## Begin MATERIAL FOR THE TASK

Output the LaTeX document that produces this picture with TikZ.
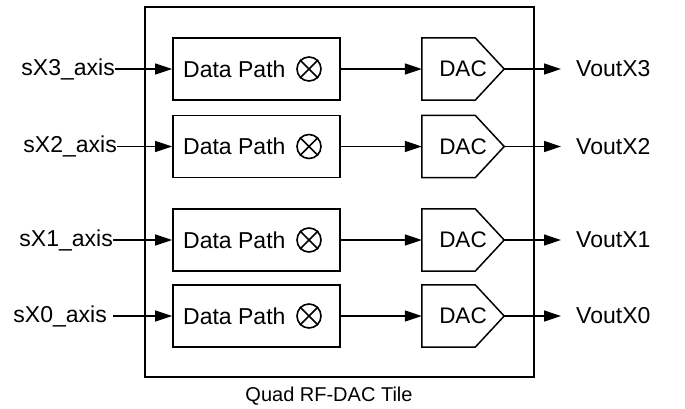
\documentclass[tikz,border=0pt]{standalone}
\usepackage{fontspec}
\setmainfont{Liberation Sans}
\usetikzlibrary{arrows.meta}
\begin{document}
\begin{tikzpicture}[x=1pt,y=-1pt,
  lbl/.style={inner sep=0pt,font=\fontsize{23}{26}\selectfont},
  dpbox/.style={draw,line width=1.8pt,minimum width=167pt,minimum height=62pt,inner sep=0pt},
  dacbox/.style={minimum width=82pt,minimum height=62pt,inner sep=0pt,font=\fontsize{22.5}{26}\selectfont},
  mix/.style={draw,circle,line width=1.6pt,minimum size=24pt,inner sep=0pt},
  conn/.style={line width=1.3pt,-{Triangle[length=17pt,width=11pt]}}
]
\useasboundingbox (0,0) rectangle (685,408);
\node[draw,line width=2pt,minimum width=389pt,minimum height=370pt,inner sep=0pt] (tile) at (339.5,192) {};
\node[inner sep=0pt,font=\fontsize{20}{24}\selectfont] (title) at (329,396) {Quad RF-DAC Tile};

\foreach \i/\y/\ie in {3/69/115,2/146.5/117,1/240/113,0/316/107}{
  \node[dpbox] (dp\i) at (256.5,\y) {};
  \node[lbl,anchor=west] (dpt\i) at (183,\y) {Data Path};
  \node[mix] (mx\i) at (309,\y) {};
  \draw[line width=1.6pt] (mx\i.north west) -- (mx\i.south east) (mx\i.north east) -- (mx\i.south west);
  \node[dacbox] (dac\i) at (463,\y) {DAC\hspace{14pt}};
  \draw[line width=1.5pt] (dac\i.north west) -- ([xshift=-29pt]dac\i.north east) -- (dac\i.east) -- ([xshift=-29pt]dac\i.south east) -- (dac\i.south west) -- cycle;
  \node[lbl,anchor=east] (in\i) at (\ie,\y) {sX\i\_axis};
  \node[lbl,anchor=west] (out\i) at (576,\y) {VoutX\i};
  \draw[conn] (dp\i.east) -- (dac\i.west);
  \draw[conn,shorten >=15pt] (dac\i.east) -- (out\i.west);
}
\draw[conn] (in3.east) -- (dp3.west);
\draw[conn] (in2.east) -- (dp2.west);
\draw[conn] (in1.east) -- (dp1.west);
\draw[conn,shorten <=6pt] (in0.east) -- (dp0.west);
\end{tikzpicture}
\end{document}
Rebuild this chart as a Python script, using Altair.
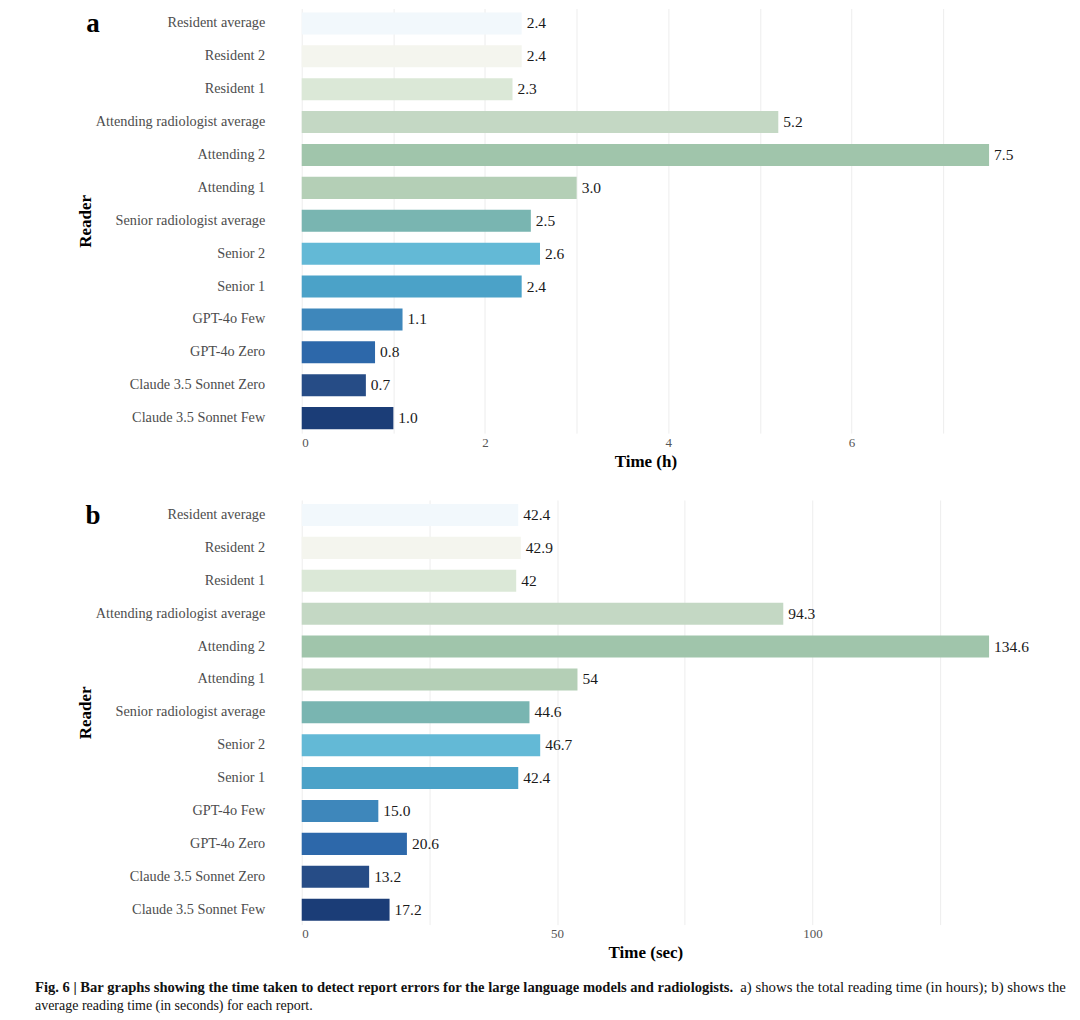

## End MATERIAL FOR THE TASK

#### [GOAL]
Restate each entry word for word, leaving out any pictures.

#### [PROBLEM SOLUTION]
Output the LaTeX document that produces this picture with TikZ.
\documentclass[tikz,border=0pt]{standalone}
\usepackage{fontspec}
\setmainfont{Liberation Sans}
\usetikzlibrary{arrows.meta}
\begin{document}
\begin{tikzpicture}[x=1pt,y=-1pt,
  lbl/.style={inner sep=0pt,font=\fontsize{23}{26}\selectfont},
  dpbox/.style={draw,line width=1.8pt,minimum width=167pt,minimum height=62pt,inner sep=0pt},
  dacbox/.style={minimum width=82pt,minimum height=62pt,inner sep=0pt,font=\fontsize{22.5}{26}\selectfont},
  mix/.style={draw,circle,line width=1.6pt,minimum size=24pt,inner sep=0pt},
  conn/.style={line width=1.3pt,-{Triangle[length=17pt,width=11pt]}}
]
\useasboundingbox (0,0) rectangle (685,408);
\node[draw,line width=2pt,minimum width=389pt,minimum height=370pt,inner sep=0pt] (tile) at (339.5,192) {};
\node[inner sep=0pt,font=\fontsize{20}{24}\selectfont] (title) at (329,396) {Quad RF-DAC Tile};

\foreach \i/\y/\ie in {3/69/115,2/146.5/117,1/240/113,0/316/107}{
  \node[dpbox] (dp\i) at (256.5,\y) {};
  \node[lbl,anchor=west] (dpt\i) at (183,\y) {Data Path};
  \node[mix] (mx\i) at (309,\y) {};
  \draw[line width=1.6pt] (mx\i.north west) -- (mx\i.south east) (mx\i.north east) -- (mx\i.south west);
  \node[dacbox] (dac\i) at (463,\y) {DAC\hspace{14pt}};
  \draw[line width=1.5pt] (dac\i.north west) -- ([xshift=-29pt]dac\i.north east) -- (dac\i.east) -- ([xshift=-29pt]dac\i.south east) -- (dac\i.south west) -- cycle;
  \node[lbl,anchor=east] (in\i) at (\ie,\y) {sX\i\_axis};
  \node[lbl,anchor=west] (out\i) at (576,\y) {VoutX\i};
  \draw[conn] (dp\i.east) -- (dac\i.west);
  \draw[conn,shorten >=15pt] (dac\i.east) -- (out\i.west);
}
\draw[conn] (in3.east) -- (dp3.west);
\draw[conn] (in2.east) -- (dp2.west);
\draw[conn] (in1.east) -- (dp1.west);
\draw[conn,shorten <=6pt] (in0.east) -- (dp0.west);
\end{tikzpicture}
\end{document}
Rebuild this chart as a Python script, using Altair.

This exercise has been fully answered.